Charb, l’irrévérencieux

"On n'a pas l'impression d'égorger quelqu'un avec un feutre", disait Charb, le féroce directeur de la publication de Charlie Hebdo depuis mai 2009. Engagé à gauche, Stéphane Charbonnier, dit  Charb, 47 ans,  soutenait le PCF et pratiquait un humour corrosif. Antifumeur, antimoteur (la voiture était sa hantise personnelle) et allergique au bling-bling, il n’était pas fanfaron au risque de paraître rigide. "Je préfère vivre debout que mourir à genoux", déclarait-il au journal Le Monde en 2012.
Dessinateur pour L'Huma, Libé, Télérama, Mon Quotidien, L'Hebdo, le Monde des Ados, Fluide Glacial ou L'Echo des Savanes, Charb avait aussi marqué de son trait épais et de ses tronches burinées les plateaux de "Nulle Part Ailleurs" puis "T'empêches tout le monde de dormir".
Militant depuis les bancs du collège, il avait aiguisé sa plume en dénonçant la guerre du Golfe dans La Grosse Bertha, puis s’était attaqué, sans tabou, à la politique, à la télé-réalité, à la maladie… et à la religion. En abordant les musulmans comme des citoyens et non comme des croyants, en ne craignant rien, pas même le mauvais goût, il avait fait des piques sur l’islam, son dada. Un cheval de bataille qui lui a arraché la vie.

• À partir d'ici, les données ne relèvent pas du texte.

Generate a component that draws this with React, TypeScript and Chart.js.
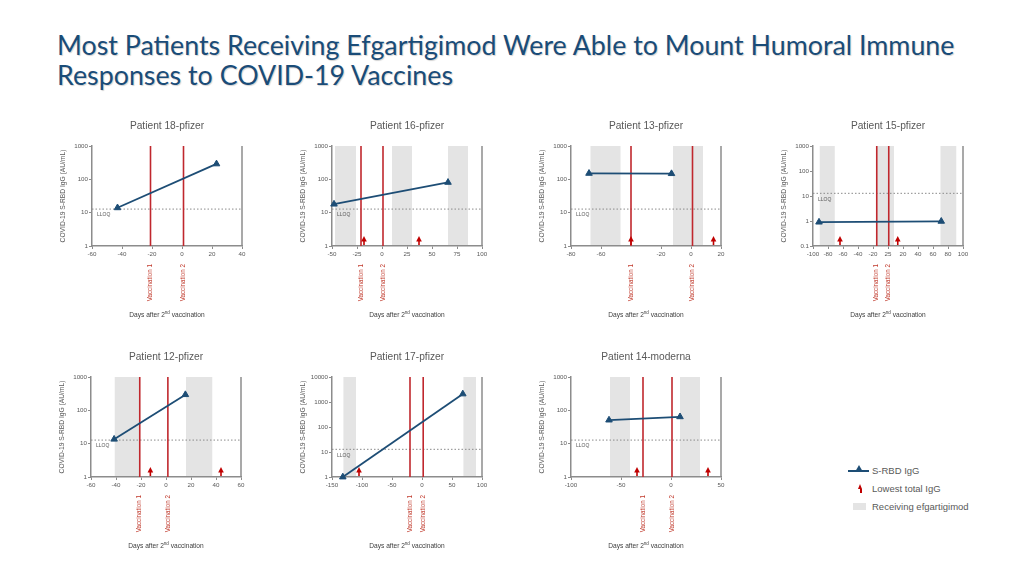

On ne le savait pas... Charb parta­geait sa vie avec Jean­nette Bougrab, membre de l'UMP, Secré­taire d’État char­gée de la jeunesse sous Nico­las Sarkozy, devenue maître des requêtes au Conseil d'État. Les yeux emplis de larmes, la maman adoptive d'une petite May s'est confiée avec force à Ruth Elkrief (BFM TV)  sur sa relation "avec un héros d’un bord diffé­rent". Elle s'est souvenue de ce compagnon culotté qui lui disait qu’elle était "une commu­niste qui s’ignore". Algérienne, aînée d'une famille de 10 enfants mariée de force à 13 ans, cette politicienne  préférait garder secrète sa passion pour le trublion de l'information. Elle a estimé que ces "morts parce qu'il avaient pris un crayon" "méritaiennt tous le Panthéon".